If this is iLife, then call in Dr. Kevorkian!
- Three separate CPUs all G4 1 gig and above.
- Very clean, i.e. I run Apple disk utilities and Norton Speed disk to optimize.
- Three separate jobs, all varying in media inclusions (DV, stills, After Effects, MP3s and AIFF)
I end up with the same unstable conclusions, Crashes, crashes, crashes. I haven't the time for this. I'm producing back in OS 9.2 and iMovie 2. It's the only way I can be productive and not a beta tester.
I've had audio editing crashes in iMovie (20 plus in one day). Importing stills and the default time attached to each, has moved out of preferences and is non-existent unless you use some creative detective work and play with the damn Mr. Burns effect. P.S. Thanks, to whomever, for figuring the Ken Burns effect fix offered previously, it helped. I'm sure Ken would be real proud of the bad interpretation of his revolutionizing technique that now includes a choppy effect. iMovie says it's creating an iDVD project, but isn't (after giving it the benefit of the doubt for 1 hour). Grey frames, WTF.
iDVD crashes when asset encoding at least twice per project. Fun! iDVD will not allow me to even check my e-mail while burning or even using iDVD (beach ball of death every time). I guess that's a residual of the so-called time saving background asset encoding.

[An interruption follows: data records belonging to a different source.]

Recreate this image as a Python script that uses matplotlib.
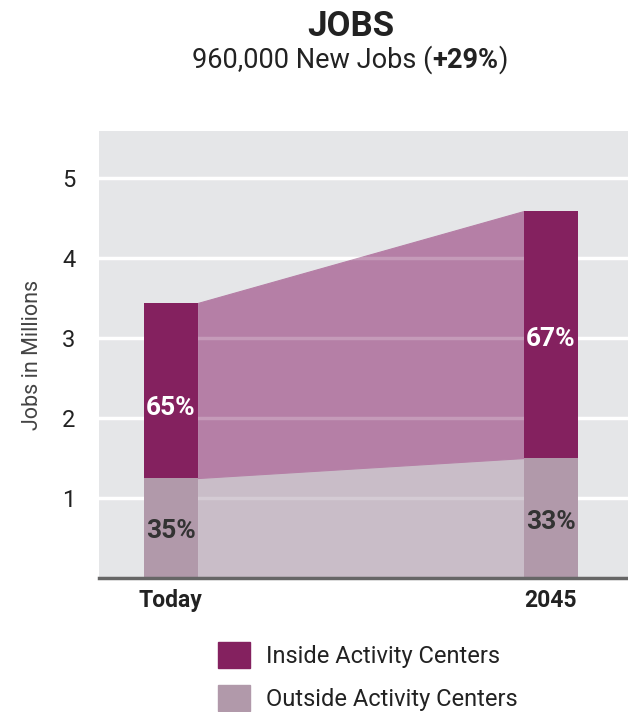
import matplotlib
matplotlib.use('Agg')
import matplotlib.pyplot as plt
from matplotlib.patches import Patch
from matplotlib.offsetbox import TextArea, HPacker, AnchoredOffsetbox

# data
periods = ['Today', '2045']
total_jobs = [3.44, 4.59]      # millions
outside_jobs = [1.25, 1.50]    # millions
inside_share = ['65%', '67%']
outside_share = ['35%', '33%']
yticks = [1, 2, 3, 4, 5]

inside_col = '#84215F'
outside_col = '#B199AA'
inside_band = '#B57FA6'
outside_band = '#C9BDC8'
bg = '#E5E6E8'
ink = '#222222'

plt.rcParams['font.family'] = ['Roboto', 'DejaVu Sans']

inside_jobs = [t - o for t, o in zip(total_jobs, outside_jobs)]
xpos = [0, 1]
w = 0.142

fig = plt.figure(figsize=(6.28, 7.12), dpi=100)
ax = fig.add_axes([99 / 628, 1 - 578 / 712, 1 - 99 / 628, (578 - 131) / 712])
ax.set_facecolor(bg)
ax.set_xlim(-0.189, 1.203)
ax.set_ylim(0, 5.59)

# shaded bands joining the two bars
bx = [xpos[0] + w / 2, xpos[1] - w / 2]
ax.fill_between(bx, 0, outside_jobs, facecolor=outside_band, edgecolor=outside_band,
                lw=0.8, zorder=1)
ax.fill_between(bx, outside_jobs, total_jobs, facecolor=inside_band, edgecolor=inside_band,
                lw=0.8, zorder=1)

for y in yticks:
    ax.axhline(y, color='white', lw=2.5, zorder=0.5)
    ax.plot(bx, [y, y], color='white', lw=2.5, alpha=0.22, zorder=1.5)

ax.bar(xpos, outside_jobs, width=w, color=outside_col, zorder=2)
ax.bar(xpos, inside_jobs, width=w, bottom=outside_jobs, color=inside_col, zorder=2)

# where the share labels sit inside each segment
in_pos = [0.40, 0.48]
for i in range(2):
    ax.text(xpos[i], outside_jobs[i] + inside_jobs[i] * in_pos[i], inside_share[i],
            ha='center', va='center', color='white', fontsize=19, fontweight='bold', zorder=3)
    ax.text(xpos[i], outside_jobs[i] * 0.47, outside_share[i],
            ha='center', va='center', color='#333333', fontsize=19, fontweight='bold', zorder=3)

for s in ['top', 'right', 'left']:
    ax.spines[s].set_visible(False)
ax.spines['bottom'].set_color('#666666')
ax.spines['bottom'].set_linewidth(2.5)

ax.set_yticks(yticks)
ax.set_yticklabels([str(v) for v in yticks], fontsize=17, color=ink)
ax.tick_params(axis='y', length=0, pad=17)
ax.set_xticks(xpos)
ax.set_xticklabels(periods, fontsize=16.5, fontweight='bold', color=ink)
ax.tick_params(axis='x', length=0, pad=8)
ax.set_ylabel('Jobs in Millions', fontsize=15.5, color='#444444', labelpad=14)

fig.text(351 / 628, 1 - 27 / 712, 'JOBS', ha='center', va='center',
         fontsize=25, fontweight='bold', color=ink)

# subtitle with the bold percentage
parts = [TextArea('960,000 New Jobs (', textprops=dict(fontsize=19.5, color=ink)),
         TextArea('+29%', textprops=dict(fontsize=19.5, color=ink, fontweight='bold')),
         TextArea(')', textprops=dict(fontsize=19.5, color=ink))]
box = HPacker(children=parts, align='baseline', pad=0, sep=0)
fig.add_artist(AnchoredOffsetbox(loc='center', child=box, frameon=False,
                                 bbox_to_anchor=(350 / 628, 1 - 60 / 712),
                                 bbox_transform=fig.transFigure, borderpad=0, pad=0))

handles = [Patch(color=inside_col), Patch(color=outside_col)]
fig.legend(handles, ['Inside Activity Centers', 'Outside Activity Centers'],
           loc='upper left', bbox_to_anchor=(206 / 628, 1 - 630 / 712),
           frameon=False, fontsize=17, handlelength=1.35, handleheight=1.35,
           handletextpad=0.7, labelspacing=0.7, borderpad=0, labelcolor=ink)

plt.savefig('out.png', dpi=100)
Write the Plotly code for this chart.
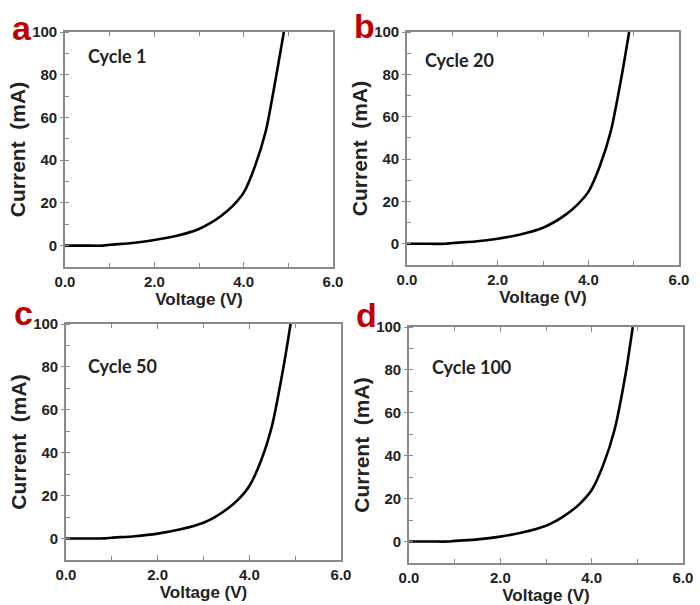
import plotly.graph_objects as go

panel_letters = ["a", "b", "c", "d"]
cycle_labels = ["Cycle 1", "Cycle 20", "Cycle 50", "Cycle 100"]

voltage = [0.0, 0.5, 0.85, 1.0, 1.5, 2.0, 2.5, 3.0, 3.25, 3.5, 3.75, 4.0, 4.25, 4.5, 4.75, 4.9]
current_c1 = [0.0, 0.0, 0.0, 0.4, 1.2, 2.6, 4.6, 7.8, 10.5, 14.0, 18.5, 24.8, 37.0, 54.0, 82.0, 100.0]
current_c20 = [0.0, 0.0, 0.0, 0.4, 1.1, 2.4, 4.4, 7.6, 10.3, 13.8, 18.3, 24.5, 36.5, 53.5, 81.0, 100.0]
current_c50 = [0.0, 0.0, 0.1, 0.4, 1.1, 2.3, 4.3, 7.4, 10.0, 13.5, 18.0, 24.5, 36.0, 53.0, 80.5, 100.0]
current_c100 = [0.0, 0.0, 0.0, 0.3, 1.0, 2.3, 4.3, 7.4, 10.0, 13.4, 17.8, 24.0, 35.5, 52.0, 79.0, 100.0]
currents = [current_c1, current_c20, current_c50, current_c100]

x_ticks = [0, 2, 4, 6]
x_ticktext = ["0.0", "2.0", "4.0", "6.0"]
y_ticks = [0, 20, 40, 60, 80, 100]

W, H = 700, 605
# plot area boxes in pixels (left, right, top, bottom)
boxes = [(65, 333, 32, 267), (407, 679, 32, 265), (66, 341, 324, 560), (409, 683, 327, 563)]
letter_pos = [(22, 28), (364, 26), (23, 313), (366, 315)]
cycle_pos = [(86, 56), (423, 60), (86, 366), (430, 367)]

AX = "#8a8a8a"
tickfont = dict(family="Liberation Sans, Arial", size=15, color="#222", weight="bold")

fig = go.Figure()
layout = {}
annotations = []
for i in range(4):
    n = "" if i == 0 else str(i + 1)
    l, r, t, b = boxes[i]
    xd = [l / W, r / W]
    yd = [1 - b / H, 1 - t / H]
    fig.add_trace(go.Scatter(x=voltage, y=currents[i], mode="lines",
                             line=dict(color="black", width=2.6, shape="spline", smoothing=0.6),
                             xaxis="x" + n, yaxis="y" + n, showlegend=False))
    layout["xaxis" + n] = dict(
        domain=xd, anchor="y" + n, range=[0, 6], tickvals=x_ticks, ticktext=x_ticktext,
        ticks="inside", ticklen=5, tickwidth=1.3, tickcolor=AX, automargin=False,
        minor=dict(ticks="inside", dtick=1, tick0=0, ticklen=4, tickwidth=1.2, tickcolor=AX),
        showline=True, linecolor=AX, linewidth=1.6, mirror="ticks", showgrid=False, zeroline=False,
        tickfont=tickfont,
        title=dict(text="Voltage (V)", standoff=0,
                   font=dict(family="Liberation Sans, Arial", size=17, color="#222", weight="bold")),
    )
    layout["yaxis" + n] = dict(
        domain=yd, anchor="x" + n, range=[-10, 100], tickvals=y_ticks, automargin=False,
        ticks="outside", ticklen=3, tickwidth=1.3, tickcolor=AX,
        minor=dict(ticks="inside", dtick=10, tick0=0, ticklen=4, tickwidth=1.2, tickcolor=AX),
        showline=True, linecolor=AX, linewidth=1.6, mirror=True, showgrid=False, zeroline=False,
        tickfont=tickfont, ticklabelstandoff=0,
        title=dict(text="Current  (mA)", standoff=1,
                   font=dict(family="Liberation Sans, Arial", size=21, color="#222", weight="bold")),
    )
    # right-side inner ticks
    layout["yaxis" + str(i + 5)] = dict(
        domain=yd, anchor="x" + n, overlaying="y" + n, side="right", range=[-10, 100],
        tickvals=y_ticks, showticklabels=False, automargin=False,
        ticks="inside", ticklen=5, tickwidth=1.3, tickcolor=AX,
        minor=dict(ticks="inside", dtick=10, tick0=0, ticklen=4, tickwidth=1.2, tickcolor=AX),
        showline=True, linecolor=AX, linewidth=1.6, showgrid=False, zeroline=False,
    )
    lx, ly = letter_pos[i]
    annotations.append(dict(text=panel_letters[i], x=lx / W, y=1 - ly / H, xref="paper", yref="paper",
                            showarrow=False, xanchor="center", yanchor="middle",
                            font=dict(family="Liberation Sans, Arial", size=34, color="#c00000", weight="bold")))
    cx, cy = cycle_pos[i]
    annotations.append(dict(text=cycle_labels[i], x=cx / W, y=1 - cy / H, xref="paper", yref="paper",
                            showarrow=False, xanchor="left", yanchor="middle",
                            font=dict(family="Lato, Open Sans", size=18, color="#222", weight="bold")))

fig.update_layout(**layout)
fig.update_layout(width=W, height=H, margin=dict(l=0, r=0, t=0, b=0),
                  paper_bgcolor="white", plot_bgcolor="white", annotations=annotations)
fig.write_html("out.html", config={"displayModeBar": False},
               post_script="document.body.style.margin='0';document.body.style.overflow='hidden';")
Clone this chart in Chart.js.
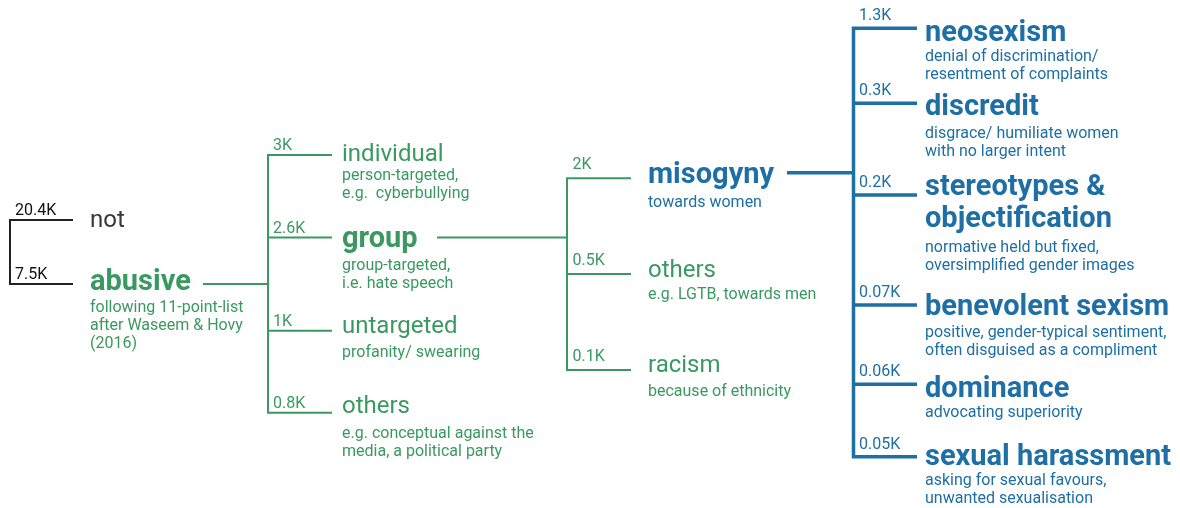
<!DOCTYPE html>
<html>
<head>
<meta charset="utf-8">
<script src="https://cdn.jsdelivr.net/npm/chart.js@4.4.1/dist/chart.umd.min.js"></script>
<style>
  html, body { margin: 0; padding: 0; background: #ffffff; }
  #wrap { width: 1180px; height: 508px; }
</style>
</head>
<body>
<div id="wrap"><canvas id="c" width="1180" height="508"></canvas></div>
<script>
// ---------------- DATA ----------------
const nodeNames = [
  'not', 'abusive',
  'individual', 'group', 'untargeted', 'others',
  'misogyny', 'others', 'racism',
  'neosexism', 'discredit', 'stereotypes &\nobjectification', 'benevolent sexism', 'dominance', 'sexual harassment'
];
const nodeCountsK = [20.4, 7.5, 3, 2.6, 1, 0.8, 2, 0.5, 0.1, 1.3, 0.3, 0.2, 0.07, 0.06, 0.05];
const nodeNotes = [
  [],
  ['following 11-point-list', 'after Waseem & Hovy', '(2016)'],
  ['person-targeted,', 'e.g.  cyberbullying'],
  ['group-targeted,', 'i.e. hate speech'],
  ['profanity/ swearing'],
  ['e.g. conceptual against the', 'media, a political party'],
  ['towards women'],
  ['e.g. LGTB, towards men'],
  ['because of ethnicity'],
  ['denial of discrimination/', 'resentment of complaints'],
  ['disgrace/ humiliate women', 'with no larger intent'],
  ['normative held but fixed,', 'oversimplified gender images'],
  ['positive, gender-typical sentiment,', 'often disguised as a compliment'],
  ['advocating superiority'],
  ['asking for sexual favours,', 'unwanted sexualisation']
];
// parent index (-1 = root of the tree)
const nodeParent = [-1, -1, 1, 1, 1, 1, 3, 3, 3, 6, 6, 6, 6, 6, 6];
const nodeLevel  = [0, 0, 1, 1, 1, 1, 2, 2, 2, 3, 3, 3, 3, 3, 3];
const nodeEmphasis = [false, true, false, true, false, false, true, false, false, true, true, true, true, true, true];

// ---------------- LAYOUT / STYLE ----------------
const colVertical  = [10, 268, 567, 853.5];
const colBranchEnd = [73, 332, 631, 917];
const colLabel     = [90, 342, 648, 925];
const colCount     = [15, 273, 572.5, 859];
const countLift    = [5, 5, 9, 8];
const nodeBranchY  = [220, 284, 155, 237.5, 330.7, 412.7, 178.3, 274, 370, 28.3, 103.3, 195, 305, 384.3, 456.7];
const nodeLabelY   = [227, 290, 160.7, 247, 333.3, 413.3, 183.3, 276.7, 371.7, 40.7, 115, 195, 315, 396.7, 465];
const nodeNoteY    = [0, 311.7, 179.5, 270, 356.7, 437.7, 206.7, 299, 396, 60.5, 138.3, 251.7, 336.7, 416.7, 485];
const noteLineH = 18;
const labelLineH = 31.7;
const connectorStart = { 1: [203, 284], 3: [437, 237.5], 6: [787, 172.7] };

const GREEN = '#3a9960';
const BLUE  = '#1d6fa5';
const BLACK = '#222222';
const bracketColor = { '-1': BLACK, '1': GREEN, '3': GREEN, '6': BLUE };
const bracketWidth = { '-1': 2, '1': 2, '3': 2, '6': 3.5 };
const nodeColor = ['#383838', GREEN, GREEN, GREEN, GREEN, GREEN, BLUE, GREEN, GREEN, BLUE, BLUE, BLUE, BLUE, BLUE, BLUE];
const FONT = 'Roboto, "Noto Sans", sans-serif';

// ---------------- BUILD DATASETS ----------------
const datasets = [];
function seg(points, color, width) {
  datasets.push({
    type: 'line', data: points, showLine: true, fill: false,
    borderColor: color, borderWidth: width, pointRadius: 0, pointHoverRadius: 0,
    tension: 0, borderJoinStyle: 'miter', borderCapStyle: 'butt'
  });
}
Object.keys(bracketColor).forEach(pk => {
  const p = Number(pk);
  const kids = nodeParent.map((q, i) => q === p ? i : -1).filter(i => i >= 0);
  const lvl = nodeLevel[kids[0]];
  const cx = colVertical[lvl], ex = colBranchEnd[lvl];
  const first = kids[0], last = kids[kids.length - 1];
  const col = bracketColor[pk], w = bracketWidth[pk];
  seg([{x: ex, y: nodeBranchY[first]}, {x: cx, y: nodeBranchY[first]},
       {x: cx, y: nodeBranchY[last]}, {x: ex, y: nodeBranchY[last]}], col, w);
  kids.slice(1, -1).forEach(k => seg([{x: cx, y: nodeBranchY[k]}, {x: ex, y: nodeBranchY[k]}], col, w));
  if (p >= 0) {
    const s = connectorStart[p];
    seg([{x: s[0], y: s[1]}, {x: cx, y: s[1]}], col, w);
  }
});

// ---------------- TEXT PLUGIN ----------------
const treeText = {
  id: 'treeText',
  afterDatasetsDraw(chart) {
    const ctx = chart.ctx, xs = chart.scales.x, ys = chart.scales.y;
    ctx.save();
    ctx.textAlign = 'left';
    ctx.textBaseline = 'alphabetic';
    nodeNames.forEach((name, i) => {
      const lvl = nodeLevel[i];
      const p = String(nodeParent[i]);
      // count
      ctx.fillStyle = nodeParent[i] === -1 ? '#111111' : bracketColor[p];
      ctx.font = '400 16px ' + FONT;
      ctx.fillText(nodeCountsK[i] + 'K', xs.getPixelForValue(colCount[lvl]), ys.getPixelForValue(nodeBranchY[i] - countLift[lvl]));
      // label
      ctx.fillStyle = nodeColor[i];
      ctx.font = nodeEmphasis[i] ? '700 29px ' + FONT : '400 24px ' + FONT;
      name.split('\n').forEach((ln, j) => {
        ctx.fillText(ln, xs.getPixelForValue(colLabel[lvl]), ys.getPixelForValue(nodeLabelY[i] + j * labelLineH));
      });
      // notes
      ctx.font = '400 16px ' + FONT;
      nodeNotes[i].forEach((ln, j) => {
        ctx.fillText(ln, xs.getPixelForValue(colLabel[lvl]), ys.getPixelForValue(nodeNoteY[i] + j * noteLineH));
      });
    });
    ctx.restore();
  }
};

function build() {
  new Chart(document.getElementById('c'), {
    type: 'scatter',
    data: { datasets },
    options: {
      responsive: false, animation: false, devicePixelRatio: 1,
      layout: { padding: 0 },
      plugins: { legend: { display: false }, tooltip: { enabled: false }, title: { display: false } },
      events: [],
      scales: {
        x: { type: 'linear', min: 0, max: 1180, display: false },
        y: { type: 'linear', min: 0, max: 508, reverse: true, display: false }
      }
    },
    plugins: [treeText]
  });
}
if (document.fonts && document.fonts.load) {
  Promise.all([
    document.fonts.load('400 24px Roboto'), document.fonts.load('700 29px Roboto'), document.fonts.load('400 16px Roboto')
  ]).then(build, build);
} else { build(); }
</script>
</body>
</html>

iPhoto crashes when attempting to look at anything over a three meg image. But the cropping and the red-eye reduction is kinda nice, if your working on lo-res images!
iTunes, you poor thing. You are the only one program that works like a charm and the others surrounding you (iMovie, iDVD and iPhoto) are going to bring everyone down. Cut loose from the family and venture off on your own.
If Apple cannot create stable apps on it's own OS then what am I doing continuing on this beta bus? Let me off.
Other apps perform much more CPU and OS intensive functions yet are leaps and bounds above Apple, when it comes to stability (and it's not their OS either).
It's gotten so bad that I have an alias to my "Preferences" folder so I can trash them and restart, in order to TRY it all over again.
iLife is a great concept but it’s a sin to release such instability into the mix. As one of my many PC using co-workers would say, “Do they test this $#!<pi> before they release it.” Just as the Apple logo has a bite taken out it, I hope they can redeem themselves before they end up with just an apple core.